*Given request*
The records below are split into lines. How many of those lines contain the string "seaborn"? Reply with the number only.

*Material to process*
+-------+

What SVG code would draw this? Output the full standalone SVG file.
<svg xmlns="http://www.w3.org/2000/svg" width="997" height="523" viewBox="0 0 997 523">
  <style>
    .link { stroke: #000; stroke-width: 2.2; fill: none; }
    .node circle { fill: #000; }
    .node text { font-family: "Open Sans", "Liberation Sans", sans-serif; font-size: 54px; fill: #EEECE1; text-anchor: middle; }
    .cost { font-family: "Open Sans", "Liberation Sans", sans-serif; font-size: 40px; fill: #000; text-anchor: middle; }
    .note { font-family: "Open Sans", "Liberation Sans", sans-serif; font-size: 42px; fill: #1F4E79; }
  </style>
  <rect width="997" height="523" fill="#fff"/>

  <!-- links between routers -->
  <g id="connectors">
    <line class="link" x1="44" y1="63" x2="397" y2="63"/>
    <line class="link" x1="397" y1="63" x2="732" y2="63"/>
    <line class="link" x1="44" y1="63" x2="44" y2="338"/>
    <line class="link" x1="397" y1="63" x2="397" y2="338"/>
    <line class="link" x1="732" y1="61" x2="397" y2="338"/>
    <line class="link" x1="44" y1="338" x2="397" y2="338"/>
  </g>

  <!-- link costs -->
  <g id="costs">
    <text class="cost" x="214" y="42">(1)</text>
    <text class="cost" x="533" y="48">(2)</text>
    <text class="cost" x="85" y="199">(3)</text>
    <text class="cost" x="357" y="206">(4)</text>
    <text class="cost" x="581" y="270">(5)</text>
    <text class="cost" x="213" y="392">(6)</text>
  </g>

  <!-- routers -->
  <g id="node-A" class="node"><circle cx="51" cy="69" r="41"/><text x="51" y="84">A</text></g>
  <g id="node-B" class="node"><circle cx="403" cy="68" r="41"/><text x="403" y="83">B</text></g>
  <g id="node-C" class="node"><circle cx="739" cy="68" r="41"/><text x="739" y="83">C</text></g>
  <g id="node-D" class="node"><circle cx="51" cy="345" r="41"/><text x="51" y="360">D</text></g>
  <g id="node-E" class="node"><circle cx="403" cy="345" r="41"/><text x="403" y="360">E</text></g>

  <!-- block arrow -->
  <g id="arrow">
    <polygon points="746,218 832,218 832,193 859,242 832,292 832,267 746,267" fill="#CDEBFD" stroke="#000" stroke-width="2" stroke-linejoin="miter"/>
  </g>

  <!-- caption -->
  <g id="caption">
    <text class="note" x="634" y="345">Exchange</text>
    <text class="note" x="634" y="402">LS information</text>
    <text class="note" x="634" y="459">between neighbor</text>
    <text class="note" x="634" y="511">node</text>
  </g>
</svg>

+-------+

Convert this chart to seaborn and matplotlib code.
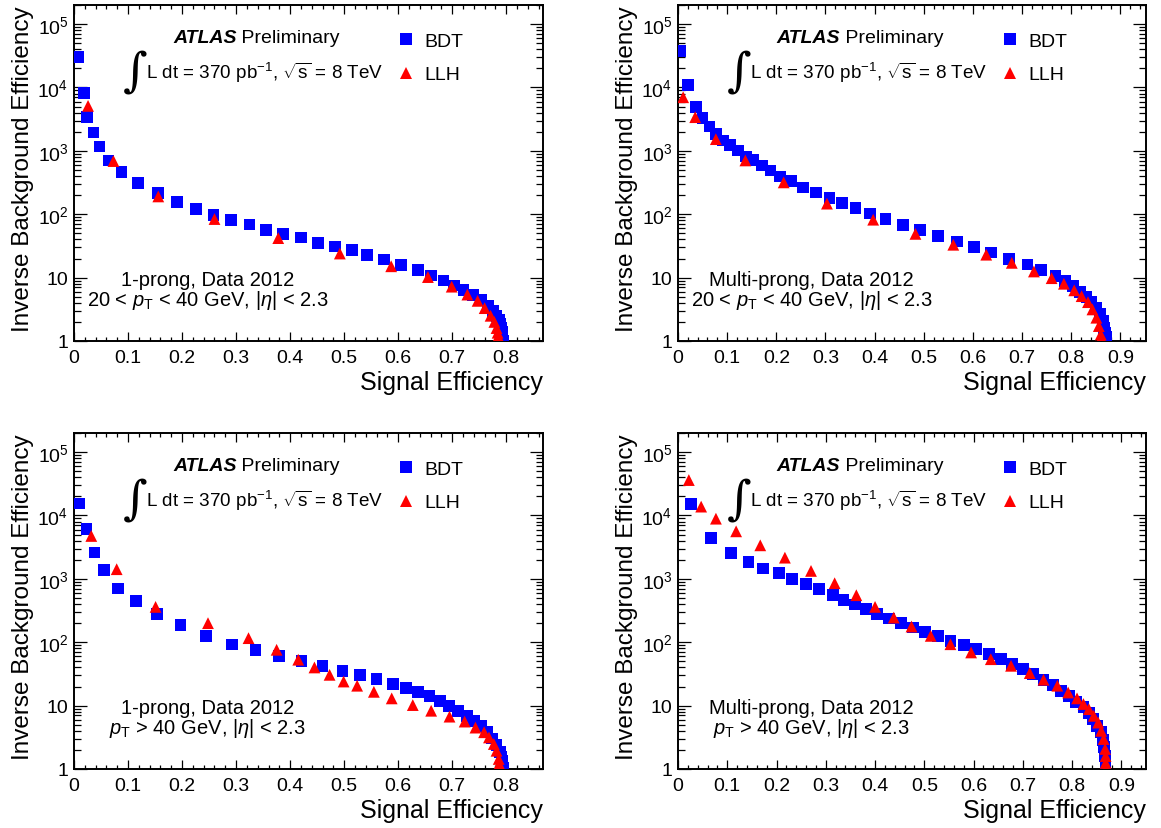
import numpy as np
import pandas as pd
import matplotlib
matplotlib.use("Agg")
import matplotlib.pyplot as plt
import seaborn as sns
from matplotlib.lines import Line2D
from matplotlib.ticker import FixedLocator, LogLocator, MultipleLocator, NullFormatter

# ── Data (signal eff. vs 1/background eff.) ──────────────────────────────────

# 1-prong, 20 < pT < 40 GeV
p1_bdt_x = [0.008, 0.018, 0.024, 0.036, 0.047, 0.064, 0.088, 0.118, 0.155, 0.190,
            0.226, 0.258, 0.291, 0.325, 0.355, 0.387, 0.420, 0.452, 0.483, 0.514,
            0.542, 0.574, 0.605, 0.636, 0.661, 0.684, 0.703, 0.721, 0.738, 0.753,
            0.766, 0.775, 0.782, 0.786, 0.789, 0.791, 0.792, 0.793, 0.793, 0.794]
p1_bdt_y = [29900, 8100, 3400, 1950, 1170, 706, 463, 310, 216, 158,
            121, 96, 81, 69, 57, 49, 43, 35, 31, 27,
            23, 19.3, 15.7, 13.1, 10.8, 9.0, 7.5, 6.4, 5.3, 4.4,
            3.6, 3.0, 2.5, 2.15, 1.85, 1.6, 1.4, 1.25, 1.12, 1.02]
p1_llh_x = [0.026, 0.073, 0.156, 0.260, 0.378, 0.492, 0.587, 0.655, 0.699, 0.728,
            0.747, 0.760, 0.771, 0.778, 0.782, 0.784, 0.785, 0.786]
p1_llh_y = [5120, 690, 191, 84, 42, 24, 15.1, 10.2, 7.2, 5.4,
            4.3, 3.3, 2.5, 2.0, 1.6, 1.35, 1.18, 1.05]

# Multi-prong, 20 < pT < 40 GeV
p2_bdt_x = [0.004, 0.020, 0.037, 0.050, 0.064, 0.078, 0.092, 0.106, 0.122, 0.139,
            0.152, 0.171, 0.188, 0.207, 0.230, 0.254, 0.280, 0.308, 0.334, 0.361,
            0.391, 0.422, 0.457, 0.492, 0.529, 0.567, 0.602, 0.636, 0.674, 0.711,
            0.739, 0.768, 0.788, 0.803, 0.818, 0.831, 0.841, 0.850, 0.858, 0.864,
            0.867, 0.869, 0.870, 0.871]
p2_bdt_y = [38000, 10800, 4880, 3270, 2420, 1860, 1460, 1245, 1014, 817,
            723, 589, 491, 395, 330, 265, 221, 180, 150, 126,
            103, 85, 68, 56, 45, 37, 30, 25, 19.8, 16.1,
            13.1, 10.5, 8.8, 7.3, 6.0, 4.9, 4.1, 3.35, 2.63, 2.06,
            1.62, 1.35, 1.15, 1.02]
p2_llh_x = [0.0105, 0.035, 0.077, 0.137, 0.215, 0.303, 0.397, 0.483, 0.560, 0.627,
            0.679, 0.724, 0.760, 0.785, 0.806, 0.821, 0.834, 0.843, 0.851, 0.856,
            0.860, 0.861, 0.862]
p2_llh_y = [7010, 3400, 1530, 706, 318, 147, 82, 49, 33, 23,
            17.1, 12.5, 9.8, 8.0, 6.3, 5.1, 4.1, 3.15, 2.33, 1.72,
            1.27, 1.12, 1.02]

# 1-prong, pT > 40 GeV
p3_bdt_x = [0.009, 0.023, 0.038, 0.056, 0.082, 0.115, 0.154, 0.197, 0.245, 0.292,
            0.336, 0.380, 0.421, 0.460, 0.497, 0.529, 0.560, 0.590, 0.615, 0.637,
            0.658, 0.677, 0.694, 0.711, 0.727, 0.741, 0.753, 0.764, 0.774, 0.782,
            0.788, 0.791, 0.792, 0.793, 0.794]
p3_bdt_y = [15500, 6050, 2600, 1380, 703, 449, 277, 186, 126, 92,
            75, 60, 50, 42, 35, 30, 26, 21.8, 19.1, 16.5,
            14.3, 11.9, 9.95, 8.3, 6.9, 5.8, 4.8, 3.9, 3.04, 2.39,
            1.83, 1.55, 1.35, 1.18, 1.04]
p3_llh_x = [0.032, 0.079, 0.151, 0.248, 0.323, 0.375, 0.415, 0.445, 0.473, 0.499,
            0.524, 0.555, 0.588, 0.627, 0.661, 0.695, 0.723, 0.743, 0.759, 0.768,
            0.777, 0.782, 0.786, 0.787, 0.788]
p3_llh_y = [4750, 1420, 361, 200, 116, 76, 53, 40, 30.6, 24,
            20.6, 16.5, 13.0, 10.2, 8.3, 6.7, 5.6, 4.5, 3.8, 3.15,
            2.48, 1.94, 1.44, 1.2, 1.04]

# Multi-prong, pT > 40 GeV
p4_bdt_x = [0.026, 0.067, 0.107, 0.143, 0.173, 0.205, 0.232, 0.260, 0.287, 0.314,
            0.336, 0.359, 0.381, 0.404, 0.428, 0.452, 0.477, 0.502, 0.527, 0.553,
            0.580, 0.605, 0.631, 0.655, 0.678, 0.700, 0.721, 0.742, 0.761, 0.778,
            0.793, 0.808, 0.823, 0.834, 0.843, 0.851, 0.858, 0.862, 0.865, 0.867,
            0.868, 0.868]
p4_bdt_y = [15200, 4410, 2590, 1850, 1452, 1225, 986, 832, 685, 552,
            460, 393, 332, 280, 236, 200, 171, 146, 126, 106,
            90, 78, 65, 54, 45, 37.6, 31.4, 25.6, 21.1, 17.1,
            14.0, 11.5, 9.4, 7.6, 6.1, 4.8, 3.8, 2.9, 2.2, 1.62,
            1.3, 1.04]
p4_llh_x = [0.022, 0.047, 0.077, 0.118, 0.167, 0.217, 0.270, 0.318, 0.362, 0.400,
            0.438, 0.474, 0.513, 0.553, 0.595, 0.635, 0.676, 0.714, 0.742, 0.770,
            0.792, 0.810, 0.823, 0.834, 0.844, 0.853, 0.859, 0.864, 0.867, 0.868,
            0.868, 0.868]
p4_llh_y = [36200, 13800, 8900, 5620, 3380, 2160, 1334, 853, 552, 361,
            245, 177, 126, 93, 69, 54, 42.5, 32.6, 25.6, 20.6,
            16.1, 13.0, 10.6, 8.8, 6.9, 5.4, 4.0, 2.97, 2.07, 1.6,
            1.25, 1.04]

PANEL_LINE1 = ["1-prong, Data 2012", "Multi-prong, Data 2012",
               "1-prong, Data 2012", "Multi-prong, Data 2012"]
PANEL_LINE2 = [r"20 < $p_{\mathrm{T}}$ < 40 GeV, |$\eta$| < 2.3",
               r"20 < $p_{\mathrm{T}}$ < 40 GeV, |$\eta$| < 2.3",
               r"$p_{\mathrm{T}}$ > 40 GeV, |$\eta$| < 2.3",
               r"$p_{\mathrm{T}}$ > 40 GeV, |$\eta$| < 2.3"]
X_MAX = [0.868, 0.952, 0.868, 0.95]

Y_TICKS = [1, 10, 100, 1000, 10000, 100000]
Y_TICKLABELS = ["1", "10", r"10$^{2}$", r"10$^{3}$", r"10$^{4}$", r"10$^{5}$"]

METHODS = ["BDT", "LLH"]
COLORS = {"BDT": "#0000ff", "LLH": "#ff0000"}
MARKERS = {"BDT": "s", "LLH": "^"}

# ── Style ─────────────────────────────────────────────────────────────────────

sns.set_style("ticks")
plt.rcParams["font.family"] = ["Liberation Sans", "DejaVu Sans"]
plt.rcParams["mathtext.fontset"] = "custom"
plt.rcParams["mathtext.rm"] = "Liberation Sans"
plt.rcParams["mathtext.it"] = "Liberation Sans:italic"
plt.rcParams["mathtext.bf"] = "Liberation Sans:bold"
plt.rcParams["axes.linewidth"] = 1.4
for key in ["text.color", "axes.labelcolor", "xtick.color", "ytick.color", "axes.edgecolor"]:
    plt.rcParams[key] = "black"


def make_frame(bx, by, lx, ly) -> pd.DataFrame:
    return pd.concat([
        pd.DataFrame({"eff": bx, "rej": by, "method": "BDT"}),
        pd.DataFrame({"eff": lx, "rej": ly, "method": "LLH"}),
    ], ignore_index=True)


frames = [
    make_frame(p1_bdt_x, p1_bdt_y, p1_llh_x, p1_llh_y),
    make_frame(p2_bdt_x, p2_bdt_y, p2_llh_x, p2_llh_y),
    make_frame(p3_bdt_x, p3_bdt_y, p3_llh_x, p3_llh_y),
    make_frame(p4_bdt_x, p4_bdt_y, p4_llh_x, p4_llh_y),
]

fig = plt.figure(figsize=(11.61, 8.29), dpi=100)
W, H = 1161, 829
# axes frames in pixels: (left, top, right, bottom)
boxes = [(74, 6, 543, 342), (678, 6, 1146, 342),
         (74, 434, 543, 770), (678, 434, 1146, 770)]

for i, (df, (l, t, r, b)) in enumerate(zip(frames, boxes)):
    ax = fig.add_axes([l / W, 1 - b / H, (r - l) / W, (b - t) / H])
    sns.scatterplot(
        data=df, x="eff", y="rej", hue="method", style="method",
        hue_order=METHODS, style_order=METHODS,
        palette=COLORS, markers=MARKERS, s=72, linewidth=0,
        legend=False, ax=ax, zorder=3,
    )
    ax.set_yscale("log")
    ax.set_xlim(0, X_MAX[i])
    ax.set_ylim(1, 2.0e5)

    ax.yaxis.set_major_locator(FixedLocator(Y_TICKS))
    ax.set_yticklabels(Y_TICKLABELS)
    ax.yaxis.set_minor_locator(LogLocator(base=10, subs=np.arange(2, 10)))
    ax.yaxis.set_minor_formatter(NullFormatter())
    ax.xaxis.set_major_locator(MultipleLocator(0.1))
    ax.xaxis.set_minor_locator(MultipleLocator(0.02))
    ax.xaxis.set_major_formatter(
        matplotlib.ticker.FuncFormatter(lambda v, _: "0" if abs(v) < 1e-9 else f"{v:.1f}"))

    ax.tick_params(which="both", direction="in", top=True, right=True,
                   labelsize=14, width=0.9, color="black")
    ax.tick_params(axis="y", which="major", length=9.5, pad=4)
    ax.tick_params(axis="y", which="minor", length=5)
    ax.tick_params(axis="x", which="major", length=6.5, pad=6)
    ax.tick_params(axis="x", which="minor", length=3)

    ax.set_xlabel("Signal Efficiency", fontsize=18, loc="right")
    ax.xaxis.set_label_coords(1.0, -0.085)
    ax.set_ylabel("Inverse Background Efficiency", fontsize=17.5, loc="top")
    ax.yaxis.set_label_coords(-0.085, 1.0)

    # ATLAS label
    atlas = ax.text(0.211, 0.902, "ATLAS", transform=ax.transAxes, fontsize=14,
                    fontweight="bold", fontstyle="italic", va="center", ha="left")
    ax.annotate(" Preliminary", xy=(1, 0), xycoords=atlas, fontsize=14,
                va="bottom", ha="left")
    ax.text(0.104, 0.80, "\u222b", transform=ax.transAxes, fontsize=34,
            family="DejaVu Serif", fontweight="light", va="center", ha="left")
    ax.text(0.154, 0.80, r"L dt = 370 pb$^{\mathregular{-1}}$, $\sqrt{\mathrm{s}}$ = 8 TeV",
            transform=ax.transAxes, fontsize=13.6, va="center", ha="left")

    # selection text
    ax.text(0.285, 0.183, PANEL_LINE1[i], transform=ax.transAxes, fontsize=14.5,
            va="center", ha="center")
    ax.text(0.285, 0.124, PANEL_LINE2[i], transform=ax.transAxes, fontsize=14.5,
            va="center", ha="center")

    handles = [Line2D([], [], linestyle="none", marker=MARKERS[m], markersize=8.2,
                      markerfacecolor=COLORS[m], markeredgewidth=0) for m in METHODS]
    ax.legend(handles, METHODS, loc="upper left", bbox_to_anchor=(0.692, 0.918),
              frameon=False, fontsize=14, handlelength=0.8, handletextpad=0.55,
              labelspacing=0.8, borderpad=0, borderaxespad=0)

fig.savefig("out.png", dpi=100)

+-------+

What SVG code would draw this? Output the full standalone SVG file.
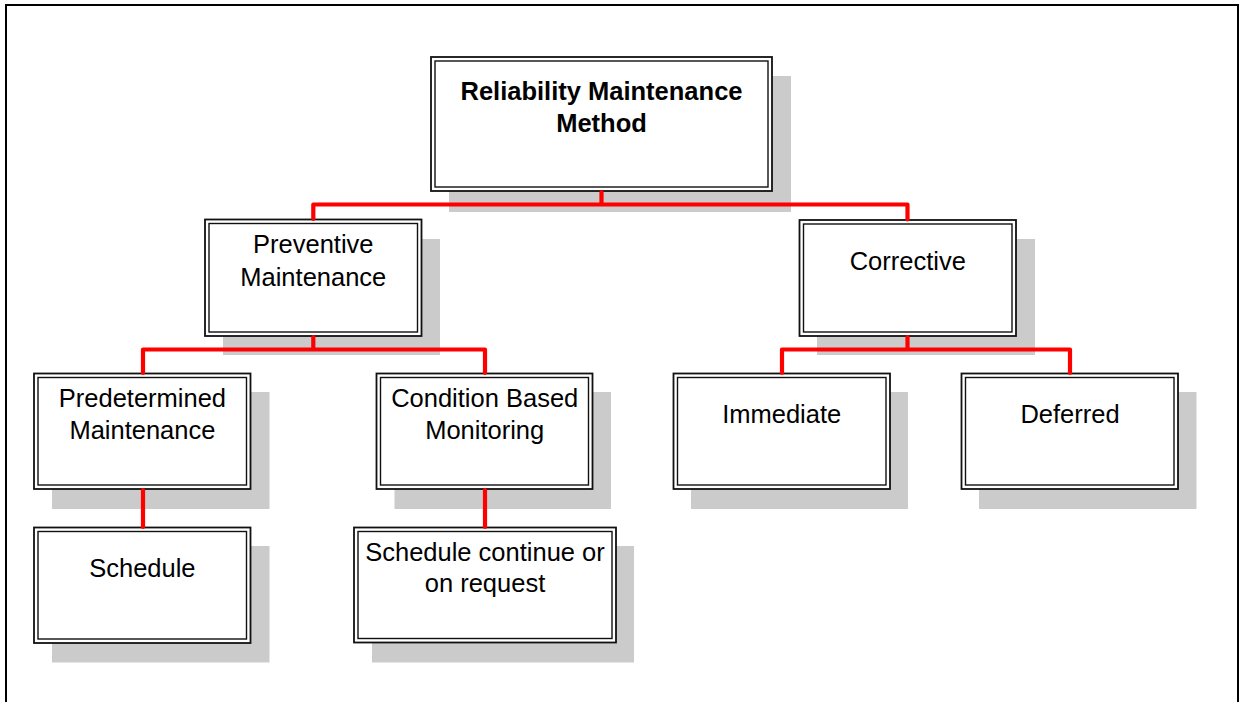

+-------+

*Result for this exercise*
2